Check the following:
Time Factor – is the owner someone currently residing in the property and is repaying the loan over time? If yes, this person is a seller. On the contrary, was the property recently purchased? Is the intention to flip and quickly sell it? If yes, this could be your investor. You can find out relatively quickly by checking the documentation on the property.
Emotional Factor – sellers are more likely to be emotionally attached than investors. Thus, the seller would be open to hearing the various offers. Your investor, however, is more likely to be interested in the price offers and is interested in getting rid of the property as soon as possible.
Price Factor – investors are looking at profit margins and thus, may not be as willing to budge on price. However, sellers are often more flexible. Sellers would be more flexible because they only have actual rates estimated, not margins of profitability like that of an investor. Moreover, sellers suffering from financial hardships are more flexible and are more motivated to sell their property. Investors, on the other hand, probably purchased the home on a short sale and are looking to make a huge profit so they are less likely to want to negotiate.
Paperwork – check facts on the property’s deed carefully if you are buying from a seller, especially if it’s an older property. For properties sold by investors, the properties are likely to have been purchased recently so the paperwork would have been already looked at in great detail. However, just to be safe, have your attorney look over it.

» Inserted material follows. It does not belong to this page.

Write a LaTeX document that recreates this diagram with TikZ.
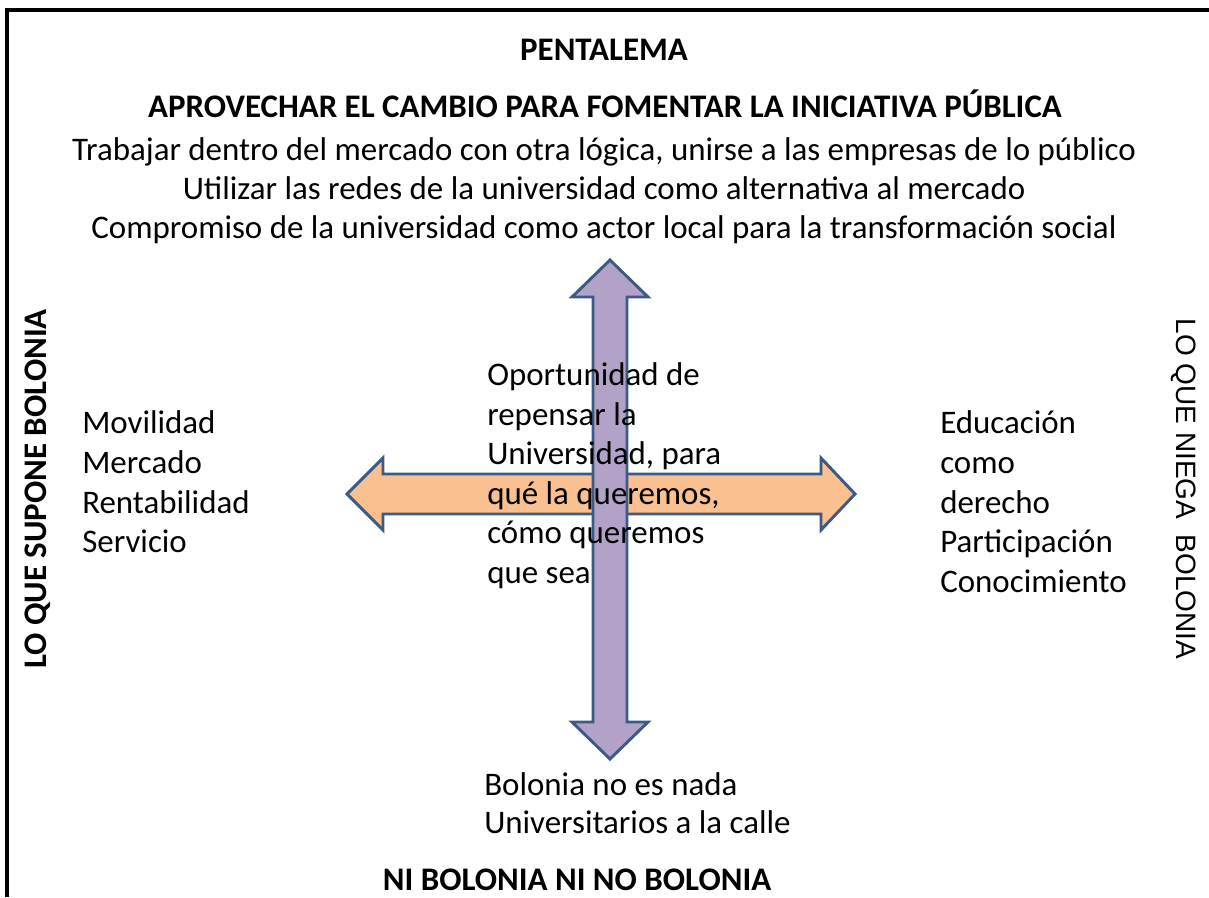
\documentclass[tikz,border=0pt]{standalone}
\usepackage{fontspec}
\setmainfont{Carlito}
\newfontfamily\arialfont{Liberation Sans}
\definecolor{arrowline}{HTML}{3B5A85}
\definecolor{lilac}{HTML}{B3A2C7}
\definecolor{peach}{HTML}{FAC090}

\begin{document}
\begin{tikzpicture}[x=0.75pt, y=-0.75pt,
    txt/.style={font=\fontsize{24.7}{29}\selectfont, inner sep=0pt},
    headtxt/.style={font=\fontsize{24.7}{29}\selectfont\bfseries, inner sep=0pt},
    fatarrow/.style={draw=arrowline, line width=2.2pt, line join=miter}]
  \useasboundingbox (0,0) rectangle (1209,897);
  % frame, cut by the page on the right and at the bottom
  \draw[line width=2.3pt] (1209,10) -- (7,10) -- (7,897);

  % the two arrows
  \draw[fatarrow, fill=peach] (347,494) -- (383,458) -- (383,474) -- (821,474)
    -- (821,458) -- (855,494) -- (821,530) -- (821,514) -- (383,514)
    -- (383,530) -- cycle;
  \draw[fatarrow, fill=lilac] (610,260) -- (648,297) -- (627,297) -- (627,722)
    -- (648,722) -- (610,759) -- (572,722) -- (593,722) -- (593,297)
    -- (572,297) -- cycle;

  % top
  \node[headtxt, anchor=base] (title) at (604,60) {PENTALEMA};
  \node[headtxt, anchor=base] (top) at (605,117)
    {APROVECHAR EL CAMBIO PARA FOMENTAR LA INICIATIVA PÚBLICA};
  \foreach \t [count=\i] in {{Trabajar dentro del mercado con otra lógica, unirse a las empresas de lo público},
      Utilizar las redes de la universidad como alternativa al mercado,
      Compromiso de la universidad como actor local para la transformación social}
    \node[txt, anchor=base] (top\i) at (604,122+38.7*\i) {\t};

  % left and right
  \node[headtxt, rotate=90] (left) at (38,489) {LO QUE SUPONE BOLONIA};
  \node[inner sep=0pt, font=\arialfont\fontsize{21}{25}\selectfont, rotate=-90] (right)
    at (1184,489) {LO QUE NIEGA~~BOLONIA};
  \foreach \t [count=\i] in {Movilidad, Mercado, Rentabilidad, Servicio}
    \node[txt, anchor=base west] (sup\i) at (82,394+39.7*\i) {\t};
  \foreach \t [count=\i] in {Educación, como, derecho, Participación, Conocimiento}
    \node[txt, anchor=base west] (neg\i) at (940,394+39.7*\i) {\t};

  % centre
  \foreach \t [count=\i] in {Oportunidad de, repensar la, {Universidad, para},
      {qué la queremos,}, cómo queremos, que sea}
    \node[txt, anchor=base west] (mid\i) at (487,346+39.5*\i) {\t};

  % bottom
  \node[txt, anchor=base west] (bot1) at (484,795) {Bolonia no es nada};
  \node[txt, anchor=base west] (bot2) at (484,833) {Universitarios a la calle};
  \node[headtxt, anchor=base] (bottom) at (577,890) {NI BOLONIA NI NO BOLONIA};
\end{tikzpicture}
\end{document}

Physical Condition – investors are looking to use you for future property sales so they are more likely to point out to you the pros, as well as the cons, on the physical condition of their property. Sellers, on the other hand, may just want to quickly sell you the property and get out. In cases like this, you may want to bring a contractor with you to inspect the property to give you a more accurate assessment before you make your decision to purchase the property.
Body Language – body language can tell you tons about a person. Sellers would be comfortable and open to your ideas on how to sell the property, whereas, investors already have their own ideas. They will tell you when and how to sell their property. Attitude says a lot about a person and can help you in your relationship and in the handling of the person during the process of making the sale.
Thus, correctly identifying the sellers from the investors will help you to better strategize proposals that will get you the most out of each deal.